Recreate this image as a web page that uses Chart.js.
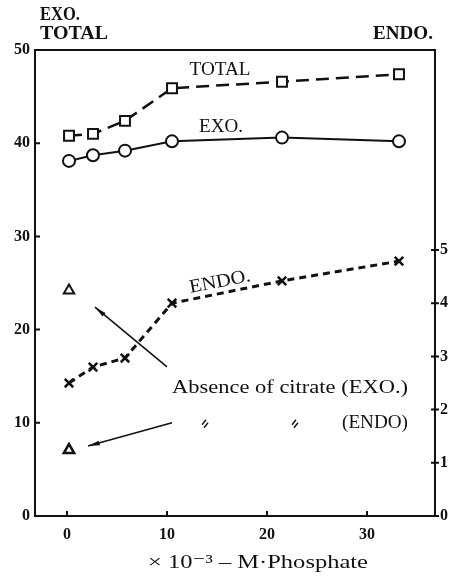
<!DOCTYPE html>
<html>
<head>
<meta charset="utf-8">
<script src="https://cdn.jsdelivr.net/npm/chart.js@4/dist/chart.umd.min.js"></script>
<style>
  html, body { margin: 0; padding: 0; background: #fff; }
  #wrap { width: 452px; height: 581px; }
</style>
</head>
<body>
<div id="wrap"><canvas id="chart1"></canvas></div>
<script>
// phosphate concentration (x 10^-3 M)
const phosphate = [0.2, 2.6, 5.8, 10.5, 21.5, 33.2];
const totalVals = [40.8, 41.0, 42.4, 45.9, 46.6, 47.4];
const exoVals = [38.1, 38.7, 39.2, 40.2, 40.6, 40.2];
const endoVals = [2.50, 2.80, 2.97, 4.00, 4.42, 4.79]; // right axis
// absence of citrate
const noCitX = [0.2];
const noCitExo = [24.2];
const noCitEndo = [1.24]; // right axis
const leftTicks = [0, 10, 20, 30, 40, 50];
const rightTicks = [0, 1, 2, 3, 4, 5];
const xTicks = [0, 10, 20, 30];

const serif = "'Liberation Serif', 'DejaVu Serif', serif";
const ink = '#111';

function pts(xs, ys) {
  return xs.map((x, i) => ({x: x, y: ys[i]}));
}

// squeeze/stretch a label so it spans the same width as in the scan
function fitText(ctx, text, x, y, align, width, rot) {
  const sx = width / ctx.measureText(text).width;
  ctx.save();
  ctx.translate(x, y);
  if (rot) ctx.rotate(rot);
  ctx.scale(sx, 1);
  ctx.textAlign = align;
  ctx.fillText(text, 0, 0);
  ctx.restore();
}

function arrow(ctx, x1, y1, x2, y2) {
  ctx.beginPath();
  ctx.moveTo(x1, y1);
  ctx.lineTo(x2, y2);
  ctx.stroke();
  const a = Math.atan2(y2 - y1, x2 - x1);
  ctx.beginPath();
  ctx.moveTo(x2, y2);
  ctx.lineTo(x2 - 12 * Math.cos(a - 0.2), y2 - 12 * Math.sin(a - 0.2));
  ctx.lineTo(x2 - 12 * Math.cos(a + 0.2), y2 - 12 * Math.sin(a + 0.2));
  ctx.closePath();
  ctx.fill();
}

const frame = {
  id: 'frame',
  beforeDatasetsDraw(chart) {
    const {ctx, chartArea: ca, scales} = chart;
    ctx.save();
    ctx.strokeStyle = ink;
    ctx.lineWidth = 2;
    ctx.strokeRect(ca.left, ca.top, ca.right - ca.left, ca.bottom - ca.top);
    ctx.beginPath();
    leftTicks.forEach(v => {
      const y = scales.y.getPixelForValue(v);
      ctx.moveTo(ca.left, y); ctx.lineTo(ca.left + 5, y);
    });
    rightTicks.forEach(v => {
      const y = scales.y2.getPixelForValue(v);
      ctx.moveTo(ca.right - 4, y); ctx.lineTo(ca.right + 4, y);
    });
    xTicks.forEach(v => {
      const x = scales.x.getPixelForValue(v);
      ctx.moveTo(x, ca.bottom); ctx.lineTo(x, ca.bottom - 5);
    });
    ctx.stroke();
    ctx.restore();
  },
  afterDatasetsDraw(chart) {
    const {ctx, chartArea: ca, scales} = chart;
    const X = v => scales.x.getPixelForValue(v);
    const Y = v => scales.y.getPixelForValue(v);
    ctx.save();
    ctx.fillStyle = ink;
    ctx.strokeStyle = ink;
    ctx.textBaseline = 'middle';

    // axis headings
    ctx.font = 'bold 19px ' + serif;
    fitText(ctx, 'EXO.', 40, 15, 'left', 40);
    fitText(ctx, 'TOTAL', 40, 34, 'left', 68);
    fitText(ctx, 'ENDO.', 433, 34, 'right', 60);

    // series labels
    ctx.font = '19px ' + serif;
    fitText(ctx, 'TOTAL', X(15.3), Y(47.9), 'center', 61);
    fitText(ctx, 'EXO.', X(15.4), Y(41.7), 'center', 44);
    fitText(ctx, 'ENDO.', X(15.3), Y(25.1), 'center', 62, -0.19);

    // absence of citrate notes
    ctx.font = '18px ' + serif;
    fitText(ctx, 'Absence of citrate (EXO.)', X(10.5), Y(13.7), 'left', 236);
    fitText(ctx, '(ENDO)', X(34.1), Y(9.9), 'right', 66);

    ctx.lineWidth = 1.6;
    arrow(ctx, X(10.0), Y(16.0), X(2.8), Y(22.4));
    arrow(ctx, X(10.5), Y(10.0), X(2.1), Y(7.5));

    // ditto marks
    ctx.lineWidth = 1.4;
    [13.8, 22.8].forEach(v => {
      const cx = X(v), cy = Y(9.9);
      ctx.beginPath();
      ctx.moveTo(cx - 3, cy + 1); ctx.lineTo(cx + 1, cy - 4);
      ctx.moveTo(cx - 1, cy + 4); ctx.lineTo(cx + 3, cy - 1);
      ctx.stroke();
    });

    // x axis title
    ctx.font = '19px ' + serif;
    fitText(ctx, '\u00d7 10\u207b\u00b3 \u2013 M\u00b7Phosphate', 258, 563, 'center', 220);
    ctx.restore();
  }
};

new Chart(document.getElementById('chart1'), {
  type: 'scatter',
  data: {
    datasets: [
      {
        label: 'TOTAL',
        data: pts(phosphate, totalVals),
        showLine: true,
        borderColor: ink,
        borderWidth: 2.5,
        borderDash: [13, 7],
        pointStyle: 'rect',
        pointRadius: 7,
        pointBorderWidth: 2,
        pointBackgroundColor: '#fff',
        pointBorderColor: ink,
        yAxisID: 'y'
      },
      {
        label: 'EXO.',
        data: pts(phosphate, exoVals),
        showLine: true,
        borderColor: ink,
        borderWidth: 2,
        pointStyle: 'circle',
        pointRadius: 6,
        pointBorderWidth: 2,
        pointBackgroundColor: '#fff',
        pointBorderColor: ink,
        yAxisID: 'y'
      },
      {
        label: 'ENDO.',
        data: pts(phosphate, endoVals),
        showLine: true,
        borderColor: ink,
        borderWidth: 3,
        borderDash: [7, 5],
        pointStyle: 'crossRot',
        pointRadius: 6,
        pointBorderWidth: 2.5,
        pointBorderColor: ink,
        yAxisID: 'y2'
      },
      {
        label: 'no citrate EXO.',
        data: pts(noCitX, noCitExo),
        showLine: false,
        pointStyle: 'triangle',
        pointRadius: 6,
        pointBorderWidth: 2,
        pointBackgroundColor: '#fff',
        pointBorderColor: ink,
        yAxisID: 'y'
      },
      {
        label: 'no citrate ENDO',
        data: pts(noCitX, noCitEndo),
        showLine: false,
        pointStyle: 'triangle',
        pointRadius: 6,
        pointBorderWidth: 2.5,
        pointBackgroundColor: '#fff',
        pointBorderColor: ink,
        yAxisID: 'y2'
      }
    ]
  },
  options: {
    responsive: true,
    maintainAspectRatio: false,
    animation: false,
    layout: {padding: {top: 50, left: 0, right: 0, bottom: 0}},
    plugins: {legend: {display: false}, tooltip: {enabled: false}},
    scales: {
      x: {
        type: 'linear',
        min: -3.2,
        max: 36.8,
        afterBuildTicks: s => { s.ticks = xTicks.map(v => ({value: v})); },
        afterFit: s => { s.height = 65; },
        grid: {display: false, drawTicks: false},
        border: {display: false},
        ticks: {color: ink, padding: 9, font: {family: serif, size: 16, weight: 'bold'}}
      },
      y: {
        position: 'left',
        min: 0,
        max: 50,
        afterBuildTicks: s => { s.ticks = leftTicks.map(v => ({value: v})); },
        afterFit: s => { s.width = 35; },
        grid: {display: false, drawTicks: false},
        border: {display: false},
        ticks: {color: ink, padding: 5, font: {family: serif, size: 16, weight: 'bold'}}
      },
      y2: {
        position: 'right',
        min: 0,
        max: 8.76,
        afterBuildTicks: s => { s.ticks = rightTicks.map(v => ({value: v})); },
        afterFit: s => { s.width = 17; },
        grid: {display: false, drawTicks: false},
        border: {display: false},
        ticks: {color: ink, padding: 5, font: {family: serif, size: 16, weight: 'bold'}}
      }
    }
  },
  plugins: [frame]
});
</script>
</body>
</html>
.....
» **Work required**: Quote, exactly and only, the lines from the first line of the data above through the line containing "const xTicks = [0, 10, 20, 30];". The pictures do not belong in it.

» **Result of this task**:
Recreate this image as a web page that uses Chart.js.
<!DOCTYPE html>
<html>
<head>
<meta charset="utf-8">
<script src="https://cdn.jsdelivr.net/npm/chart.js@4/dist/chart.umd.min.js"></script>
<style>
  html, body { margin: 0; padding: 0; background: #fff; }
  #wrap { width: 452px; height: 581px; }
</style>
</head>
<body>
<div id="wrap"><canvas id="chart1"></canvas></div>
<script>
// phosphate concentration (x 10^-3 M)
const phosphate = [0.2, 2.6, 5.8, 10.5, 21.5, 33.2];
const totalVals = [40.8, 41.0, 42.4, 45.9, 46.6, 47.4];
const exoVals = [38.1, 38.7, 39.2, 40.2, 40.6, 40.2];
const endoVals = [2.50, 2.80, 2.97, 4.00, 4.42, 4.79]; // right axis
// absence of citrate
const noCitX = [0.2];
const noCitExo = [24.2];
const noCitEndo = [1.24]; // right axis
const leftTicks = [0, 10, 20, 30, 40, 50];
const rightTicks = [0, 1, 2, 3, 4, 5];
const xTicks = [0, 10, 20, 30];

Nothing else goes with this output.